I spent a little time doing grammar review, arising from their homework for today. I could have kept going, but I could feel their attention starting to wane, so I put them in groups to work on their understanding of the novel. They seem to be doing a little better, though of course, I'd be happier if they were digging into a deeper level of understanding instead of just trying to get the basics. Ah well. I did not leave the groupings to random chance but carefully selected them, and I liked the selection. I may stick with those groups for the rest of the semester. Something to think about.

I don't have a lot of enthusiasm for the poetry class today. I'm not wild about the poems (assigned because they are culturally significant, period), but the students did a pretty damned good job with what we went over on Monday, so maybe they'll do most of the heavy lifting today. One can hope.

But speaking of that class, I got an e-mail this morning from a student, frantic about his difficulties writing the paper that was due on Monday, not asking for help, necessarily, just for a little impulsion from me to get him going. (My response was, in essence, "breathe, stop stressing yourself out, write something--anything--and bring that in.

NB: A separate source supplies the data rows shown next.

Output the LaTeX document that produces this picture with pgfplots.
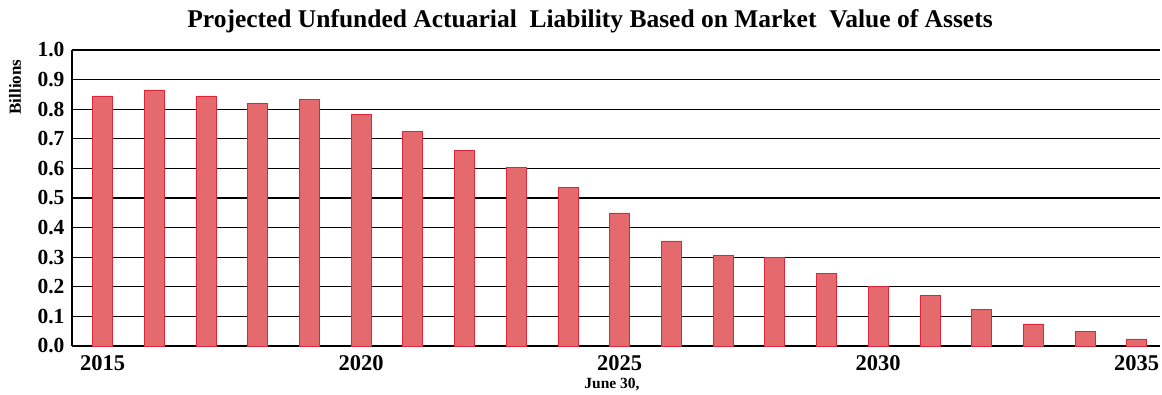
\documentclass[border=0pt]{standalone}
\usepackage{fontspec}
\setmainfont{Liberation Serif}
\usepackage{pgfplots}
\pgfplotsset{compat=1.18}
\definecolor{barfill}{RGB}{228,106,110}
\definecolor{baredge}{RGB}{222,38,58}
\begin{document}
\begin{tikzpicture}
\begin{axis}[
  at={(0pt,0pt)}, anchor=south west,
  scale only axis, width=1088pt, height=296pt,
  xmin=2014.41, xmax=2035.45, ymin=0, ymax=1,
  axis x line=bottom, axis y line=left,
  axis line style={-},
  x axis line style={line width=1.6pt},
  y axis line style={line width=1.3pt},
  major tick length=0pt,
  xtick={2015,2020,2025,2030,2035},
  ytick={0,0.1,...,1.0},
  ymajorgrids, major grid style={black, line width=1.1pt},
  /pgf/number format/assume math mode=true,
  xticklabel style={font=\bfseries\fontsize{22.5}{22.5}\selectfont, /pgf/number format/1000 sep={}, yshift=-6pt},
  yticklabel style={font=\bfseries\fontsize{21.5}{21.5}\selectfont, xshift=-4pt, /pgf/number format/.cd, fixed, fixed zerofill, precision=1},
  ybar, bar width=20pt,
]
\addplot[fill=barfill, draw=baredge, line width=0.6pt] coordinates {
(2015,0.845) (2016,0.865) (2017,0.845) (2018,0.820) (2019,0.832)
(2020,0.783) (2021,0.725) (2022,0.661) (2023,0.603) (2024,0.535)
(2025,0.450) (2026,0.355) (2027,0.305) (2028,0.300) (2029,0.244)
(2030,0.202) (2031,0.171) (2032,0.125) (2033,0.075) (2034,0.050)
(2035,0.024)};
\end{axis}
\node[anchor=base, font=\bfseries\fontsize{15.5}{15.5}\selectfont] at (540pt,-42pt) {June 30,};
\node[anchor=base, font=\bfseries\fontsize{25.5}{26}\selectfont] at (518pt,318pt) {Projected Unfunded Actuarial\ \ Liability Based on Market\ \ Value of Assets};
\node[rotate=90, font=\bfseries\fontsize{17}{17}\selectfont] at (-57pt,259pt) {Billions};
\pgfresetboundingbox
\useasboundingbox (-72pt,-48pt) rectangle (1090pt,346pt);
\end{tikzpicture}
\end{document}
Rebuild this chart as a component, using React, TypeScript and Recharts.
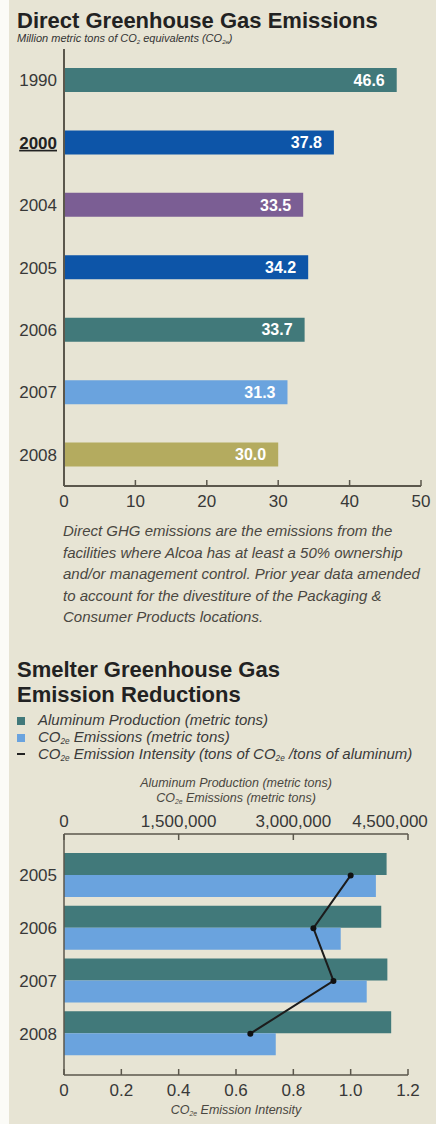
import React from "react";
import {
  BarChart, Bar, ComposedChart, Line, XAxis, YAxis, Cell, LabelList,
} from "recharts";

// Direct GHG emissions, million metric tons CO2e
const years = ["1990", "2000", "2004", "2005", "2006", "2007", "2008"];
const emissions = [46.6, 37.8, 33.5, 34.2, 33.7, 31.3, 30.0];
const emissionTicks = [0, 10, 20, 30, 40, 50];

// Smelter reductions
const smelterYears = ["2005", "2006", "2007", "2008"];
const aluminumProduction = [4220000, 4150000, 4230000, 4280000];
const co2Emissions = [4080000, 3620000, 3960000, 2770000];
const emissionIntensity = [1.0, 0.87, 0.94, 0.65];
const productionTicks = [0, 1500000, 3000000, 4500000];
const intensityTicks = [0, 0.2, 0.4, 0.6, 0.8, 1.0, 1.2];

const BG = "#e7e4d4";
const AXIS = "#5b574c";
const TICK_TEXT = "#383838";
const TEAL = "#41797a";
const DARK_BLUE = "#0d55a8";
const PURPLE = "#7b5e94";
const LIGHT_BLUE = "#6aa3de";
const OLIVE = "#b4ab5f";
const BAR_COLORS = [TEAL, DARK_BLUE, PURPLE, DARK_BLUE, TEAL, LIGHT_BLUE, OLIVE];
const FONT = "'Liberation Sans', Arial, Helvetica, sans-serif";

const emissionRows = years.map((year, i) => ({ year, value: emissions[i] }));
const smelterRows = smelterYears.map((year, i) => ({
  year,
  production: aluminumProduction[i],
  co2: co2Emissions[i],
  intensity: emissionIntensity[i],
}));

// x-axis ticks with the tick mark pointing up into the plot
function BottomTick(props: any) {
  const { x, y, payload, fmt } = props;
  return (
    <g>
      <line x1={x} x2={x} y1={y} y2={y - 6} stroke={AXIS} strokeWidth={1.5} />
      <text x={x} y={y + 21} textAnchor="middle" fontSize={17} fill={TICK_TEXT} fontFamily={FONT}>
        {fmt ? fmt(payload.value) : payload.value}
      </text>
    </g>
  );
}

// top x-axis ticks, mark pointing down into the plot; the last label is
// pulled left so it stays on the page
function TopTick(props: any) {
  const { x, y, payload, fmt, index, visibleTicksCount } = props;
  const last = index === visibleTicksCount - 1;
  return (
    <g>
      <line x1={x} x2={x} y1={y} y2={y + 6} stroke={AXIS} strokeWidth={1.5} />
      <text x={last ? x - 18 : x} y={y - 7} textAnchor="middle" fontSize={17} fill={TICK_TEXT} fontFamily={FONT}>
        {fmt ? fmt(payload.value) : payload.value}
      </text>
    </g>
  );
}

function YearTick(props: any) {
  const { x, y, payload } = props;
  const base = payload.value === "2000";
  return (
    <text
      x={x}
      y={y}
      dy="0.36em"
      textAnchor="end"
      fontSize={17}
      fill={base ? "#222" : TICK_TEXT}
      fontWeight={base ? "bold" : "normal"}
      textDecoration={base ? "underline" : "none"}
      fontFamily={FONT}
    >
      {payload.value}
    </text>
  );
}

const Sub = ({ children }: { children: React.ReactNode }) => (
  <sub style={{ fontSize: "0.55em", verticalAlign: "-0.3em", lineHeight: 0 }}>{children}</sub>
);

const legendRow = { position: "absolute" as const, left: 17, display: "flex", alignItems: "center", height: 16, whiteSpace: "nowrap" as const };

export default function App() {
  return (
    <div style={{ position: "relative", width: 436, height: 1124, background: "#fbfbf7", fontFamily: FONT, overflow: "hidden" }}>
      <style>{"body{margin:0}"}</style>
      <div style={{ position: "absolute", left: 9, top: 0, width: 427, height: 1124, background: BG }} />

      <div style={{ position: "absolute", left: 17, top: 10, fontSize: 22, lineHeight: "22px", fontWeight: "bold", color: "#222", whiteSpace: "nowrap" }}>
        Direct Greenhouse Gas Emissions
      </div>
      <div style={{ position: "absolute", left: 17, top: 33, fontSize: 11, lineHeight: "11px", fontStyle: "italic", color: "#333", whiteSpace: "nowrap" }}>
        Million metric tons of CO<Sub>2</Sub> equivalents (CO<Sub>2e</Sub>)
      </div>

      <div style={{ position: "absolute", left: 0, top: 0 }}>
        <BarChart
          width={436}
          height={520}
          layout="vertical"
          data={emissionRows}
          margin={{ top: 49, right: 15, bottom: 4, left: 0 }}
        >
          <XAxis
            type="number"
            domain={[0, 50]}
            ticks={emissionTicks}
            interval={0}
            height={30}
            tickLine={false}
            tickSize={0}
            tickMargin={0}
            axisLine={{ stroke: AXIS, strokeWidth: 2 }}
            tick={(p: any) => <BottomTick {...p} />}
          />
          <YAxis
            type="category"
            dataKey="year"
            width={64}
            tickLine={false}
            tickSize={0}
            tickMargin={7}
            axisLine={{ stroke: AXIS, strokeWidth: 2 }}
            tick={(p: any) => <YearTick {...p} />}
          />
          <Bar dataKey="value" barSize={24} isAnimationActive={false}>
            {emissionRows.map((_, i) => (
              <Cell key={i} fill={BAR_COLORS[i]} />
            ))}
            <LabelList
              dataKey="value"
              position="insideRight"
              offset={12}
              fill="#fff"
              fontSize={16}
              fontWeight="bold"
              fontFamily={FONT}
              formatter={(v: any) => Number(v).toFixed(1)}
            />
          </Bar>
        </BarChart>
      </div>

      <div style={{ position: "absolute", left: 63, top: 520, fontSize: 15, lineHeight: "21.5px", fontStyle: "italic", color: "#4a4741", whiteSpace: "nowrap" }}>
        Direct GHG emissions are the emissions from the<br />
        facilities where Alcoa has at least a 50% ownership<br />
        and/or management control. Prior year data amended<br />
        to account for the divestiture of the Packaging &amp;<br />
        Consumer Products locations.
      </div>

      <div style={{ position: "absolute", left: 17, top: 657, fontSize: 22, lineHeight: "25px", fontWeight: "bold", color: "#222", whiteSpace: "nowrap" }}>
        Smelter Greenhouse Gas<br />
        Emission Reductions
      </div>

      <div style={{ fontSize: 15, lineHeight: "16px", fontStyle: "italic", color: "#3a3a3a" }}>
        <div style={{ ...legendRow, top: 712 }}>
          <span style={{ width: 8, height: 8, background: TEAL, marginRight: 13, marginTop: 1 }} />
          <span>Aluminum Production (metric tons)</span>
        </div>
        <div style={{ ...legendRow, top: 729 }}>
          <span style={{ width: 8, height: 8, background: LIGHT_BLUE, marginRight: 13, marginTop: 1 }} />
          <span>CO<Sub>2e</Sub> Emissions (metric tons)</span>
        </div>
        <div style={{ ...legendRow, top: 746 }}>
          <span style={{ width: 8, height: 2.5, background: "#222", marginRight: 13 }} />
          <span>CO<Sub>2e</Sub> Emission Intensity (tons of CO<Sub>2e</Sub> /tons of aluminum)</span>
        </div>
      </div>

      <div style={{ position: "absolute", left: 64, top: 776, width: 344, textAlign: "center", fontSize: 12.5, lineHeight: "15px", fontStyle: "italic", color: "#4a4741" }}>
        Aluminum Production (metric tons)<br />
        CO<Sub>2e</Sub> Emissions (metric tons)
      </div>

      <div style={{ position: "absolute", left: 0, top: 780 }}>
        <ComposedChart
          width={436}
          height={340}
          layout="vertical"
          data={smelterRows}
          barGap={0}
          margin={{ top: 24, right: 28, bottom: 15, left: 0 }}
        >
          <XAxis
            xAxisId="prod"
            orientation="top"
            type="number"
            domain={[0, 4500000]}
            ticks={productionTicks}
            interval={0}
            height={30}
            tickLine={false}
            tickSize={0}
            tickMargin={0}
            axisLine={{ stroke: AXIS, strokeWidth: 1.5 }}
            tick={(p: any) => <TopTick {...p} fmt={(v: number) => v.toLocaleString("en-US")} />}
          />
          <XAxis
            xAxisId="int"
            orientation="bottom"
            type="number"
            domain={[0, 1.2]}
            ticks={intensityTicks}
            interval={0}
            height={30}
            tickLine={false}
            tickSize={0}
            tickMargin={0}
            axisLine={{ stroke: AXIS, strokeWidth: 1.5 }}
            tick={(p: any) => <BottomTick {...p} fmt={(v: number) => (v === 0 ? "0" : v.toFixed(1))} />}
          />
          <YAxis
            type="category"
            dataKey="year"
            width={64}
            padding={{ top: 15, bottom: 15 }}
            tickLine={false}
            tickSize={0}
            tickMargin={7}
            axisLine={{ stroke: AXIS, strokeWidth: 1.5 }}
            tick={(p: any) => <YearTick {...p} />}
          />
          <Bar xAxisId="prod" dataKey="production" fill={TEAL} barSize={22} isAnimationActive={false} />
          <Bar xAxisId="prod" dataKey="co2" fill={LIGHT_BLUE} barSize={22} isAnimationActive={false} />
          <Line
            xAxisId="int"
            dataKey="intensity"
            type="linear"
            stroke="#1c1c1c"
            strokeWidth={2}
            dot={{ r: 3, fill: "#111", stroke: "#111", strokeWidth: 0 }}
            isAnimationActive={false}
          />
        </ComposedChart>
      </div>

      <div style={{ position: "absolute", left: 64, top: 1103, width: 344, textAlign: "center", fontSize: 12.5, lineHeight: "15px", fontStyle: "italic", color: "#4a4741" }}>
        CO<Sub>2e</Sub> Emission Intensity
      </div>
    </div>
  );
}
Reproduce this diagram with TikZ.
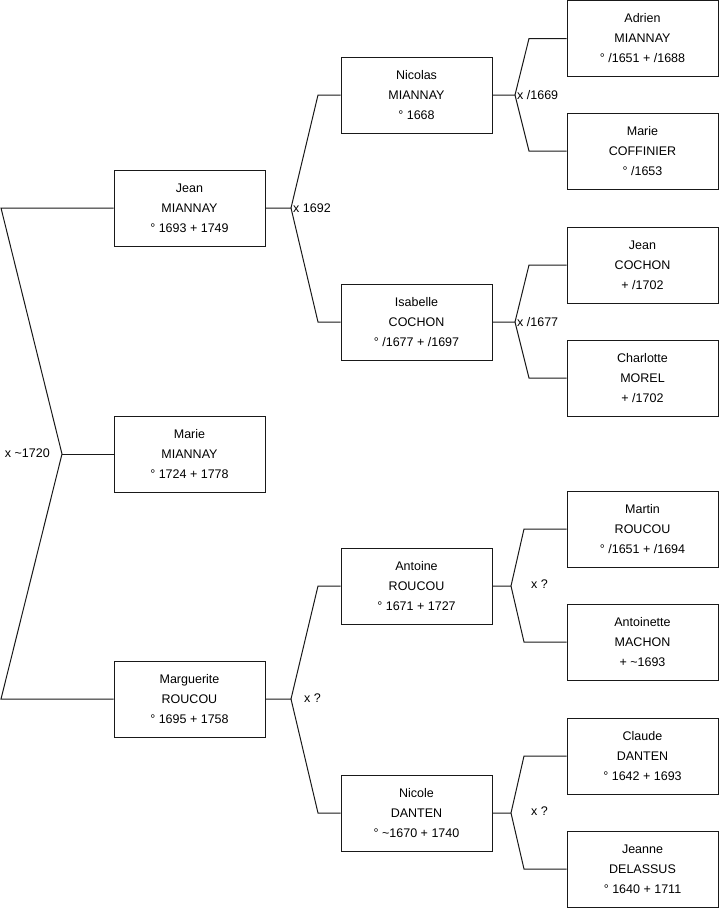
\documentclass[tikz,border=0pt]{standalone}
\usepackage{fontspec}
\setmainfont{Liberation Sans}
\usetikzlibrary{positioning}
\definecolor{inkLine}{RGB}{25, 25, 25}

\tikzset{
  person/.style={draw=inkLine, fill=white, line width=1pt, minimum width=151pt, minimum height=76pt,
    inner sep=0pt, align=center, font=\fontsize{12.5pt}{20pt}\selectfont},
  link/.style={draw=inkLine, line width=1pt},
  union/.style={font=\fontsize{12.5pt}{15pt}\selectfont, inner sep=2pt}
}

\begin{document}
\begin{tikzpicture}[x=1pt, y=-1pt]
  \useasboundingbox (0,0) rectangle (719,908);

  % generation 1
  \node[person] (jean)       at (189.5,208) {Jean\\MIANNAY\\° 1693 + 1749};
  \node[person] (marie)      at (189.5,454) {Marie\\MIANNAY\\° 1724 + 1778};
  \node[person] (marguerite) at (189.5,699) {Marguerite\\ROUCOU\\° 1695 + 1758};

  % generation 2
  \node[person] (nicolas)  at (416.5,95)  {Nicolas\\MIANNAY\\° 1668};
  \node[person] (isabelle) at (416.5,322) {Isabelle\\COCHON\\° /1677 + /1697};
  \node[person] (antoine)  at (416.5,586) {Antoine\\ROUCOU\\° 1671 + 1727};
  \node[person] (nicole)   at (416.5,813) {Nicole\\DANTEN\\° \textasciitilde1670 + 1740};

  % generation 3
  \node[person] (adrien)     at (642.5,38.5) {Adrien\\MIANNAY\\° /1651 + /1688};
  \node[person] (mariec)     at (642.5,151)  {Marie\\COFFINIER\\° /1653};
  \node[person] (jeanc)      at (642.5,265)  {Jean\\COCHON\\+ /1702};
  \node[person] (charlotte)  at (642.5,378)  {Charlotte\\MOREL\\+ /1702};
  \node[person] (martin)     at (642.5,529)  {Martin\\ROUCOU\\° /1651 + /1694};
  \node[person] (antoinette) at (642.5,642)  {Antoinette\\MACHON\\+ \textasciitilde1693};
  \node[person] (claude)     at (642.5,756)  {Claude\\DANTEN\\° 1642 + 1693};
  \node[person] (jeanne)     at (642.5,869)  {Jeanne\\DELASSUS\\° 1640 + 1711};

  % first couple, drawn to the left
  \coordinate (sib)    at (62,0 |- marie.west);
  \coordinate (sibTop) at (1,0 |- jean.west);
  \coordinate (sibBot) at (1,0 |- marguerite.west);
  \draw[link] (jean.west) -- (sibTop) -- (sib) -- (sibBot) -- (marguerite.west);
  \draw[link] (sib) -- (marie.west);

  % parent forks
  \foreach \kid/\dad/\mum/\jx/\kx in {jean/nicolas/isabelle/291/318,
      marguerite/antoine/nicole/291/318,
      nicolas/adrien/mariec/515/529, isabelle/jeanc/charlotte/515/529,
      antoine/martin/antoinette/511/524, nicole/claude/jeanne/511/524} {
    \draw[link] (\kid.east) -- (\jx,0 |- \kid.east) coordinate (x\kid)
      -- (\kx,0 |- \dad.west) -- (\dad.west);
    \draw[link] (x\kid) -- (\kx,0 |- \mum.west) -- (\mum.west);
  }

  % marriage labels
  \node[union, anchor=east] (u0) at (52,453) {x \textasciitilde1720};
  \node[union, anchor=west] (u1) at (xjean) {x 1692};
  \node[union, anchor=west] (u2) at (302,698) {x ?};
  \node[union, anchor=west] (u3) at (xnicolas) {x /1669};
  \node[union, anchor=west] (u4) at (xisabelle) {x /1677};
  \node[union, anchor=west] (u5) at (529,584) {x ?};
  \node[union, anchor=west] (u6) at (529,811) {x ?};
\end{tikzpicture}
\end{document}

We'll figure it out from there.") What struck me about the e-mail, however, was the "voice" in it, which is powerfully reminiscent of the voice in e-mails from other intelligent young male students. It's a voice I find quite charming, actually: a rather brilliant stream of consciousness muscular struggle, filled with determination and angst in equal measure. I love working with students like that. All their confusion and bewilderment comes out of a desire to do well, to grapple in a significant way with the material, and man, that is just heaven. I'll take that stew any time over smoothly written and organized specious trivialities (boring boring boring--and maddeningly shallow, lacking in anything passing even vaguely for thought). I suspect that this young man--like the former student who called me recently to ask for advice--is finding that he has a class that makes him take himself seriously as a student, and as that is new to him, he has to figure out how to do that. I look forward to seeing him in class today, to talking with him after.

And now that I've given myself time on marking the revisions, I am happily looking forward to writing up the classroom observation from last week, setting up interviews with potential adjuncts, doing other P&B business. (That's Personnel and Budget, Sam, in case you read this before I have a chance to respond to your e-mail.) It will feel good to get my feet clear of that. I may even have a chance to write up tomorrow's observation tomorrow, which would be delicious: then I can cross that whole category off my "to do" list.

I do have to be careful, however, not to get so relaxed about the revision reprieve that I put them off too long again and find myself next week in the exact same hole. I know I'll be doing umpty-ump plagiarism checks (murmph, rowr, bazz-fazz, to use Pogo-isms), but well, there it is. At least I don't feel frantic about the time that will take, annoyed though I am about the need to do it.

And it is a spectacularly gorgeous, sunny day. That brightens a mood no matter what else may be going on. I love the longer days, the warmer temps, the increasing incidence of sunshine, the spreading green. Distracting as hell, but purely beautiful.